In this scenario, you can run the quorum override command to override the automatic quorum device selection and create a new system that contains the nodes in the second site.
Note:
  • To ensure that the system is in the correct state before it is used, the quorum override command can be run only with assistance from support.
  • If a fabric disruption occurs while the quorum override command is running, it is possible that a subset of the nodes will update their system ID. The updated nodes display the node error 550. The nodes that were not updated display 551 and the nodes are assigned to two different systems. In this situation, you can run the quorum override command again on one of the nodes that reported the error 551. This command updates all the nodes in the two systems with a new cluster (system) ID. You can then recover data.

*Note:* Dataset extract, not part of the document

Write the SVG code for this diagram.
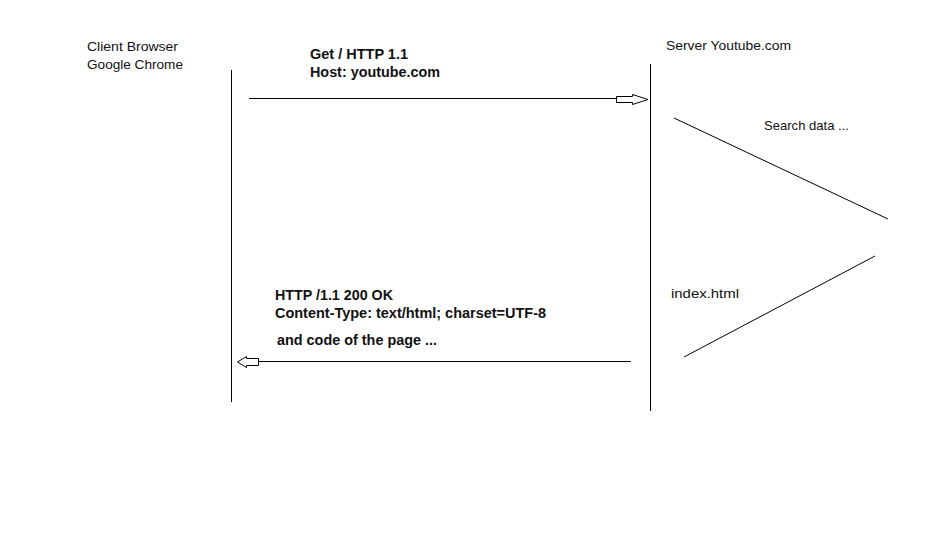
<svg xmlns="http://www.w3.org/2000/svg" width="938" height="540" viewBox="0 0 938 540">
<style>
text{font-family:"Liberation Sans",Arial,sans-serif;font-size:13.5px;fill:#111}
.b{font-weight:bold;font-size:14px}
.ln{stroke:#000;stroke-width:1;fill:none}
.ah{stroke:#000;stroke-width:1;fill:#fff}
</style>
<rect width="938" height="540" fill="#fff"/>
<g id="client">
<text x="87" y="51" textLength="91" lengthAdjust="spacingAndGlyphs">Client Browser</text>
<text x="87" y="69" textLength="96" lengthAdjust="spacingAndGlyphs">Google Chrome</text>
<line class="ln" x1="231.5" y1="70" x2="231.5" y2="402"/>
</g>
<g id="server">
<text x="666" y="50" textLength="125" lengthAdjust="spacingAndGlyphs">Server Youtube.com</text>
<line class="ln" x1="650.5" y1="64" x2="650.5" y2="411"/>
</g>
<g id="search">
<text x="764" y="130" textLength="85" lengthAdjust="spacingAndGlyphs">Search data ...</text>
</g>
<g id="index">
<text x="671" y="298" textLength="68" lengthAdjust="spacingAndGlyphs">index.html</text>
</g>
<g id="request-label">
<text class="b" x="310" y="59" textLength="98" lengthAdjust="spacingAndGlyphs">Get / HTTP 1.1</text>
<text class="b" x="310" y="77" textLength="130" lengthAdjust="spacingAndGlyphs">Host: youtube.com</text>
</g>
<g id="response-label">
<text class="b" x="275" y="300" textLength="118" lengthAdjust="spacingAndGlyphs">HTTP /1.1 200 OK</text>
<text class="b" x="275" y="318" textLength="271" lengthAdjust="spacingAndGlyphs">Content-Type: text/html; charset=UTF-8</text>
<text class="b" x="277" y="345" textLength="160" lengthAdjust="spacingAndGlyphs">and code of the page ...</text>
</g>
<g id="connectors">
<line class="ln" x1="249" y1="98.5" x2="616" y2="98.5"/>
<path class="ah" d="M616.5,96.5 H632.5 V94.5 L648,99.5 L632.5,104.5 V102.5 H616.5 Z"/>
<line class="ln" x1="631" y1="361.5" x2="258" y2="361.5"/>
<path class="ah" d="M258.5,358.5 H246.5 V356.5 L237.5,362 L246.5,367.5 V365.5 H258.5 Z"/>
<line class="ln" x1="674" y1="118" x2="888" y2="219"/>
<line class="ln" x1="875" y1="256" x2="684" y2="357"/>
</g>
</svg>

Enforcing conditions for a quorum

You must run the chsystem -topology stretched command as part of the installation process for the system to make the quorum override command available if a rolling disaster occurs. The quorum override command is not available in systems that do not have the topology set to stretched. Before you can use the command, the following prerequisites must be met:

  • All I/O groups with two nodes are assigned with one node in site 1 and the other in site 2.
  • All storage systems with MDisks must have their site that is defined.

When these prerequisites are met and automatic quorum selection is enabled, the system attempts to assign one quorum device within all three sites. If a site does not have an MDisk suitable to be a quorum device, a quorum device is not assigned to it.

Note: After the chsystem -topology stretched command is run, you cannot alter the site assignment of any controller except where that controller is a new controller that has only unmanaged MDisks.

It also does not allow site settings for nodes. This enforcement is required to ensure that the system operates correctly to allow the quorum override command to operate correctly.

When you run the chsystem -topology standard command, it again is possible to alter the site settings for nodes and controllers. However, this command disables the override quorum feature. Therefore, aim to run chsystem -topology stretched when you complete your changes to re-enable this support.